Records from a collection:
╭──

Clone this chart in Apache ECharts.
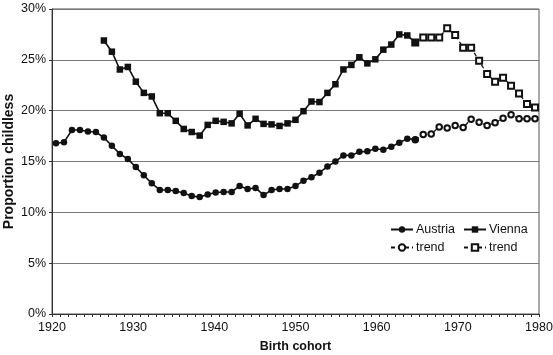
<!DOCTYPE html>
<html>
<head>
<meta charset="utf-8">
<script src="https://cdn.jsdelivr.net/npm/echarts@6/dist/echarts.min.js"></script>
<style>
  html, body { margin: 0; padding: 0; background: #fff; }
  #chart { width: 553px; height: 355px; }
</style>
</head>
<body>
<div id="chart"></div>
<script>
// Birth cohorts 1920..1980 (categories)
const firstYear = 1920;
const lastYear = 1980;
const xTickLabels = [1920, 1930, 1940, 1950, 1960, 1970, 1980];
const yTickLabels = ['0%', '5%', '10%', '15%', '20%', '25%', '30%'];

// Austria, observed 1920-1965
const austriaStart = 1920;
const austria = [16.8, 16.9, 18.1, 18.1, 17.95, 17.9, 17.35, 16.55, 15.75, 15.25,
  14.45, 13.65, 12.85, 12.2, 12.2, 12.1, 11.9, 11.6, 11.5, 11.75,
  11.95, 12.0, 12.0, 12.6, 12.3, 12.4, 11.7, 12.2, 12.3, 12.3,
  12.6, 13.1, 13.45, 13.9, 14.5, 15.0, 15.6, 15.6, 15.95, 16.0,
  16.25, 16.15, 16.45, 16.85, 17.25, 17.15];
// Austria, trend 1966-1980
const austriaTrendStart = 1966;
const austriaTrend = [17.65, 17.7, 18.4, 18.3, 18.55, 18.35, 19.15, 18.85, 18.55, 18.8,
  19.25, 19.6, 19.2, 19.2, 19.2];

// Vienna, observed 1926-1965
const viennaStart = 1926;
const vienna = [26.9, 25.8, 24.05, 24.3, 22.85, 21.75, 21.4, 19.75, 19.75, 19.0,
  18.2, 17.9, 17.55, 18.6, 19.0, 18.9, 18.75, 19.7, 18.55, 19.2,
  18.7, 18.65, 18.5, 18.75, 19.1, 19.95, 20.9, 20.85, 21.75, 22.6,
  24.05, 24.5, 25.25, 24.65, 25.05, 26.0, 26.5, 27.5, 27.4, 26.7];
// Vienna, trend 1966-1980
const viennaTrendStart = 1966;
const viennaTrend = [27.2, 27.2, 27.2, 28.1, 27.45, 26.2, 26.2, 24.9, 23.6, 22.85,
  23.25, 22.45, 21.7, 20.65, 20.3];

// ---- build ----
const years = [];
for (let y = firstYear; y <= lastYear; y++) years.push(String(y));

function place(values, start) {
  const out = years.map(() => null);
  values.forEach((v, i) => { out[start - firstYear + i] = v; });
  return out;
}
// trend series join the last observed point (its marker is covered by the observed series)
function placeTrend(values, start, observed, obsStart) {
  const out = place(values, start);
  out[start - firstYear - 1] = observed[start - 1 - obsStart];
  return out;
}

const ink = '#111';
const font = '"Liberation Sans", Arial, Helvetica, sans-serif';

const legendCommon = {
  orient: 'vertical', top: 223, padding: 0,
  itemWidth: 22, itemHeight: 8, itemGap: 5,
  formatter: n => n.replace(/^.* trend$/, 'trend'),
  textStyle: { fontSize: 12.5, color: ink, fontFamily: font, padding: [0, 0, 0, -2] }
};

const chart = echarts.init(document.getElementById('chart'), null, { renderer: 'canvas' });
chart.setOption({
  animation: false,
  backgroundColor: '#fff',
  color: [ink, ink, ink, ink],
  textStyle: { fontFamily: font },
  grid: {
    left: 52, right: 14, top: 9, bottom: 41,
    containLabel: false,
    outerBoundsMode: 'none',
    show: true, borderColor: '#555', borderWidth: 1, backgroundColor: 'transparent'
  },
  legend: [
    Object.assign({ data: ['Austria', 'Austria trend'], left: 390 }, legendCommon),
    Object.assign({ data: ['Vienna', 'Vienna trend'], left: 463 }, legendCommon)
  ],
  xAxis: [
    {
      type: 'category',
      data: years,
      boundaryGap: true,
      axisLine: { show: true, lineStyle: { color: '#333', width: 1 } },
      axisTick: { show: true, interval: 0, length: 3, lineStyle: { color: '#333' } },
      axisLabel: { show: false },
      splitLine: { show: false }
    },
    {
      type: 'value',
      position: 'bottom',
      min: firstYear, max: lastYear, interval: 10,
      axisLine: { show: false },
      axisTick: { show: false },
      splitLine: { show: false },
      axisLabel: {
        fontSize: 12.5, color: ink, fontFamily: font, margin: 7,
        formatter: v => (xTickLabels.includes(v) ? String(v) : '')
      },
      name: 'Birth cohort',
      nameLocation: 'middle',
      nameGap: 26,
      nameMoveOverlap: false,
      nameTextStyle: { fontSize: 12.5, fontWeight: 'bold', color: ink, fontFamily: font }
    }
  ],
  yAxis: {
    type: 'value',
    min: 0, max: 30, interval: 5,
    axisLine: { show: true, lineStyle: { color: '#333', width: 1 } },
    axisTick: { show: true, length: 3, lineStyle: { color: '#333' } },
    axisLabel: {
      fontSize: 12.5, color: ink, fontFamily: font, margin: 6,
      formatter: v => yTickLabels[v / 5]
    },
    splitLine: { show: true, lineStyle: { color: '#7a7a7a', width: 1.2 } },
    name: 'Proportion childless',
    nameLocation: 'middle',
    nameGap: 36,
    nameMoveOverlap: false,
    nameTextStyle: { fontSize: 14, fontWeight: 'bold', color: ink, fontFamily: font }
  },
  series: [
    {
      name: 'Austria trend', type: 'line', xAxisIndex: 0,
      data: placeTrend(austriaTrend, austriaTrendStart, austria, austriaStart),
      symbol: 'emptyCircle', symbolSize: 5.5, showSymbol: true, showAllSymbol: true,
      itemStyle: { color: ink, borderWidth: 1 },
      lineStyle: { color: ink, width: 1.3, type: [4, 3] },
      z: 2
    },
    {
      name: 'Vienna trend', type: 'line', xAxisIndex: 0,
      data: placeTrend(viennaTrend, viennaTrendStart, vienna, viennaStart),
      symbol: 'emptyRect', symbolSize: 6, showSymbol: true, showAllSymbol: true,
      itemStyle: { color: ink, borderWidth: 1 },
      lineStyle: { color: ink, width: 1.3, type: [4, 3] },
      z: 2
    },
    {
      name: 'Austria', type: 'line', xAxisIndex: 0,
      data: place(austria, austriaStart),
      symbol: 'circle', symbolSize: 6.5, showSymbol: true, showAllSymbol: true,
      itemStyle: { color: ink },
      lineStyle: { color: ink, width: 1.6 },
      z: 3
    },
    {
      name: 'Vienna', type: 'line', xAxisIndex: 0,
      data: place(vienna, viennaStart),
      symbol: 'rect', symbolSize: 6.5, showSymbol: true, showAllSymbol: true,
      itemStyle: { color: ink },
      lineStyle: { color: ink, width: 1.6 },
      z: 3
    }
  ]
});
</script>
</body>
</html>
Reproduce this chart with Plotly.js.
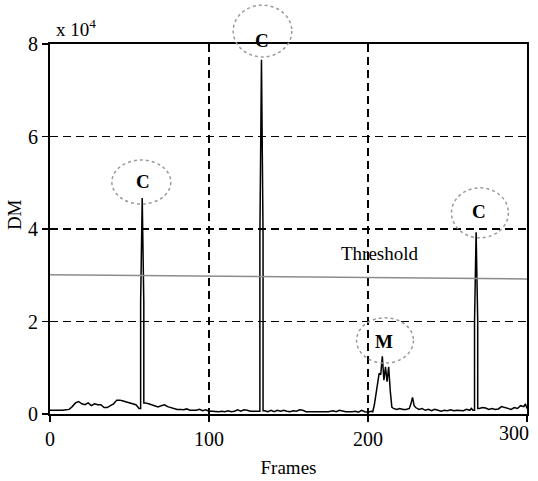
<!DOCTYPE html>
<html>
<head>
<meta charset="utf-8">
<script src="https://cdn.plot.ly/plotly-3.0.1.min.js"></script>
<style>html,body{margin:0;padding:0;background:#fff;}#chart{width:538px;height:481px;}</style>
</head>
<body>
<div id="chart"></div>
<script>
// Frame index and DM signal (x 10^4)
const frames = [0,2,4,6,8,10,12,14,16,18,20,22,24,26,28,30,32,34,36,38,40,42,44,46,48,50,52,54,55,56,57,57,58,59,59,60,62,64,66,68,70,72,74,76,78,80,82,84,86,88,90,92,94,96,98,100,102,104,106,108,110,112,114,116,118,120,122,124,126,128,130,131,132,132,133,134,134,135,137,139,141,143,145,147,149,151,153,155,157,159,161,165,170,175,178,180,182,184,186,190,192,194,196,198,200,202,203,204,205,206,207,208,209,210,211,212,213,214,215,216,218,220,222,224,226,227,228,229,230,232,234,236,238,240,242,244,246,248,250,252,254,256,258,260,262,264,265,266,267,267,268,269,269,270,272,274,276,278,280,282,284,286,288,290,292,294,296,298,299,300];
const dm = [0.08,0.08,0.07,0.08,0.08,0.09,0.10,0.16,0.24,0.27,0.22,0.20,0.24,0.18,0.22,0.20,0.20,0.14,0.14,0.18,0.22,0.30,0.30,0.28,0.26,0.24,0.22,0.20,0.16,0.12,0.12,2.40,4.67,2.40,0.24,0.24,0.22,0.20,0.18,0.15,0.18,0.20,0.16,0.14,0.13,0.10,0.10,0.09,0.11,0.08,0.08,0.08,0.10,0.07,0.09,0.06,0.06,0.05,0.05,0.06,0.05,0.07,0.05,0.06,0.09,0.06,0.09,0.08,0.06,0.06,0.07,0.06,0.06,3.85,7.66,3.85,0.07,0.07,0.05,0.08,0.05,0.08,0.06,0.08,0.06,0.05,0.07,0.06,0.09,0.08,0.05,0.05,0.05,0.05,0.07,0.05,0.08,0.06,0.05,0.05,0.06,0.04,0.08,0.05,0.04,0.06,0.05,0.20,0.45,0.60,0.88,0.85,1.25,0.73,1.02,0.70,1.02,0.50,0.15,0.12,0.10,0.12,0.10,0.10,0.12,0.22,0.36,0.18,0.14,0.10,0.12,0.08,0.10,0.07,0.10,0.08,0.06,0.08,0.07,0.09,0.07,0.08,0.08,0.07,0.10,0.08,0.12,0.08,0.08,2.00,3.93,2.00,0.12,0.12,0.14,0.13,0.10,0.12,0.10,0.11,0.16,0.14,0.12,0.10,0.14,0.12,0.18,0.16,0.22,0.12];

// Threshold line
const thresholdX = [0, 300];
const thresholdY = [3.01, 2.92];

// Tick labels
const xTicks = [0, 100, 200, 300];
const yTicks = [0, 2, 4, 6, 8];

const serif = "Liberation Serif, Times New Roman, serif";
const circleLine = {color: '#9a9a9a', width: 1.5, dash: 'dot'};
const lastX = xTicks[xTicks.length - 1];

const traces = [
  {x: frames, y: dm, type: 'scatter', mode: 'lines', line: {color: '#000', width: 1.5}, hoverinfo: 'none'},
  {x: thresholdX, y: thresholdY, type: 'scatter', mode: 'lines', line: {color: '#8c8c8c', width: 1.5}, hoverinfo: 'none'}
];

const layout = {
  width: 538, height: 481,
  margin: {l: 50, r: 11, t: 44, b: 67},
  paper_bgcolor: '#fff', plot_bgcolor: '#fff',
  showlegend: false,
  font: {family: serif, color: '#000', size: 19},
  xaxis: {
    range: [0, 300], tickvals: xTicks,
    ticktext: xTicks.map(v => v === lastX ? ' ' : String(v)),
    ticks: 'outside', ticklen: 6, tickwidth: 1.5, tickcolor: '#000',
    showline: true, linecolor: '#000', linewidth: 2, mirror: true,
    showgrid: true, gridcolor: '#000', gridwidth: 1.5, griddash: '8px,5px',
    zeroline: false, tickfont: {family: serif, size: 20},
    title: {text: 'Frames', font: {family: serif, size: 19}, standoff: 12}
  },
  yaxis: {
    range: [0, 8], tickvals: yTicks, ticktext: yTicks.map(String),
    ticks: 'outside', ticklen: 6, tickwidth: 1.5, tickcolor: '#000',
    showline: true, linecolor: '#000', linewidth: 2, mirror: true,
    showgrid: true, gridcolor: '#000', gridwidth: 1.5, griddash: '8px,5px',
    zeroline: false, tickfont: {family: serif, size: 20}
  },
  shapes: [
    {type: 'circle', xref: 'x', yref: 'y', x0: 38.9, x1: 76.0, y0: 4.54, y1: 5.49, line: circleLine},
    {type: 'circle', xref: 'paper', yref: 'paper', x0: 0.384, x1: 0.507, y0: 0.965, y1: 1.105, line: circleLine},
    {type: 'circle', xref: 'x', yref: 'y', x0: 252.5, x1: 288.3, y0: 3.81, y1: 4.89, line: circleLine},
    {type: 'circle', xref: 'x', yref: 'y', x0: 192.8, x1: 228.6, y0: 1.10, y1: 2.08, line: circleLine}
  ],
  annotations: [
    {xref: 'paper', yref: 'paper', x: 1, y: -0.052, xanchor: 'right', yanchor: 'middle', xshift: 4, text: String(lastX), showarrow: false, font: {family: serif, size: 20}},
    {xref: 'paper', yref: 'paper', x: -0.073, y: 0.538, xanchor: 'center', yanchor: 'middle', textangle: -90, text: 'DM', showarrow: false, font: {family: serif, size: 19}},
    {xref: 'paper', yref: 'paper', x: 0.008, y: 1.043, xanchor: 'left', yanchor: 'middle', text: 'x 10<sup>4</sup>', showarrow: false, font: {family: serif, size: 19}},
    {xref: 'x', yref: 'y', x: 58.4, y: 5.02, text: '<b>C</b>', showarrow: false, font: {family: serif, size: 19}},
    {xref: 'paper', yref: 'paper', x: 0.444, y: 1.043, text: '<b>C</b>', showarrow: false, font: {family: serif, size: 19}},
    {xref: 'x', yref: 'y', x: 269.5, y: 4.37, text: '<b>C</b>', showarrow: false, font: {family: serif, size: 19}},
    {xref: 'x', yref: 'y', x: 209.8, y: 1.56, text: '<b>M</b>', showarrow: false, font: {family: serif, size: 19}},
    {xref: 'x', yref: 'y', x: 207.3, y: 3.48, text: 'Threshold', showarrow: false, font: {family: serif, size: 19}}
  ]
};

Plotly.newPlot('chart', traces, layout, {displayModeBar: false, staticPlot: true});
</script>
</body>
</html>
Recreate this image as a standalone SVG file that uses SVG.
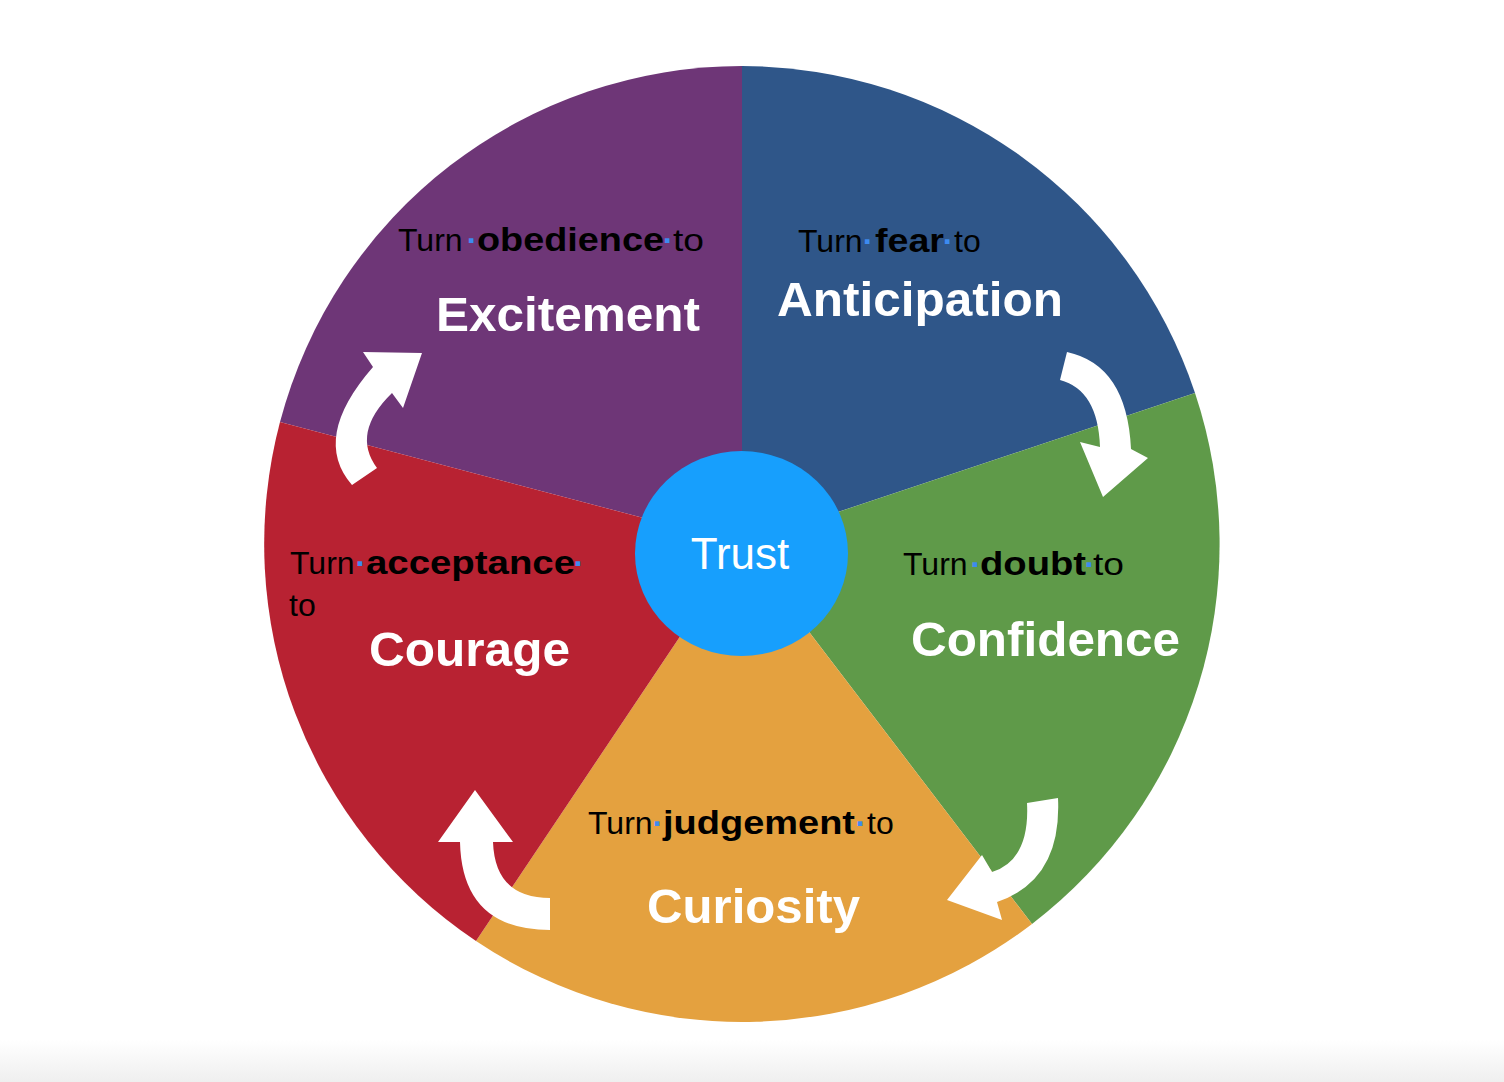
<svg xmlns="http://www.w3.org/2000/svg" width="1504" height="1082" viewBox="0 0 1504 1082">
<defs>
<linearGradient id="floor" x1="0" y1="0" x2="0" y2="1">
<stop offset="0" stop-color="#ffffff"/>
<stop offset="1" stop-color="#efefef"/>
</linearGradient>
</defs>
<style>
.t{font-family:"Liberation Sans",Arial,Helvetica,sans-serif;font-size:32px;fill:#000}
.b{font-weight:bold;font-size:33px}
.d{fill:#3d8bf0;font-weight:bold}
.big{font-family:"Liberation Sans",Arial,Helvetica,sans-serif;font-size:48px;font-weight:bold;fill:#fff}
.arrow{fill:#fff}
</style>
<rect width="1504" height="1082" fill="#fff"/>
<rect y="1040" width="1504" height="42" fill="url(#floor)"/>

<g id="excitement">
<path d="M742,544 L280,422 A478,478 0 0 1 742,66 Z" fill="#6E3677"/>
<text class="t" y="251"><tspan x="398">Turn</tspan><tspan class="d" x="466.7">·</tspan><tspan class="b" x="477" textLength="187" lengthAdjust="spacingAndGlyphs">obedience</tspan><tspan class="d" x="662.7">·</tspan><tspan x="673" textLength="31" lengthAdjust="spacingAndGlyphs">to</tspan></text>
<text class="big" x="436" y="331" textLength="264" lengthAdjust="spacingAndGlyphs">Excitement</text>
</g>

<g id="anticipation">
<path d="M742,544 L742,66 A478,478 0 0 1 1195,393 Z" fill="#2F5689"/>
<text class="t" y="252"><tspan x="798">Turn</tspan><tspan class="d" x="862.7">·</tspan><tspan class="b" x="875" textLength="69" lengthAdjust="spacingAndGlyphs">fear</tspan><tspan class="d" x="942.7">·</tspan><tspan x="954">to</tspan></text>
<text class="big" x="777" y="316" textLength="286" lengthAdjust="spacingAndGlyphs">Anticipation</text>
</g>

<g id="confidence">
<path d="M742,544 L1195,393 A478,478 0 0 1 1032,924 Z" fill="#5F9A49"/>
<text class="t" y="575"><tspan x="903">Turn</tspan><tspan class="d" x="970.5">·</tspan><tspan class="b" x="980" textLength="106" lengthAdjust="spacingAndGlyphs">doubt</tspan><tspan class="d" x="1084.5">·</tspan><tspan x="1093" textLength="31" lengthAdjust="spacingAndGlyphs">to</tspan></text>
<text class="big" x="911" y="656" textLength="269" lengthAdjust="spacingAndGlyphs">Confidence</text>
</g>

<g id="curiosity">
<path d="M742,544 L1032,924 A478,478 0 0 1 476,941 Z" fill="#E4A13F"/>
<text class="t" y="834"><tspan x="588">Turn</tspan><tspan class="d" x="652.5">·</tspan><tspan class="b" x="663" textLength="192" lengthAdjust="spacingAndGlyphs">judgement</tspan><tspan class="d" x="855.5">·</tspan><tspan x="867">to</tspan></text>
<text class="big" x="647" y="923" textLength="213" lengthAdjust="spacingAndGlyphs">Curiosity</text>
</g>

<g id="courage">
<path d="M742,544 L476,941 A478,478 0 0 1 280,422 Z" fill="#B82232"/>
<text class="t" y="574"><tspan x="290">Turn</tspan><tspan class="d" x="355.5">·</tspan><tspan class="b" x="366" textLength="209" lengthAdjust="spacingAndGlyphs">acceptance</tspan><tspan class="d" x="573.5">·</tspan></text>
<text class="t" x="289" y="616">to</text>
<text class="big" x="369" y="666" textLength="201" lengthAdjust="spacingAndGlyphs">Courage</text>
</g>

<g id="trust">
<ellipse cx="741.5" cy="553.5" rx="106.5" ry="102.5" fill="#179FFD"/>
<text x="740" y="569" text-anchor="middle" style="font-family:'Liberation Sans',Arial,Helvetica,sans-serif;font-size:44px;fill:#fff">Trust</text>
</g>

<g id="connectors">
<path class="arrow" d="M352,485 Q311,438 373,367 L363,352 L422,353 L403,408 L392,393 Q351,433 377,468 Z"/>
<path class="arrow" d="M1067,352 Q1127,365 1131,449 L1148,458 L1103,497 L1080,442 L1100,447 Q1098,390 1060,380 Z"/>
<path class="arrow" d="M1027,803 L1058,798 Q1062,880 997,902 L1002,920 L947,900 L982,855 L992,872 Q1030,860 1027,803 Z"/>
<path class="arrow" d="M475,790 L513,842 L493,842 Q495,898 550,898 L550,930 Q462,930 460,842 L438,842 Z"/>
</g>
</svg>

╰──

Stated task:
Copy out the lines that hold "this".

The result:
Clone this chart in Apache ECharts.
Reproduce this chart with Plotly.js.
Recreate this image as a standalone SVG file that uses SVG.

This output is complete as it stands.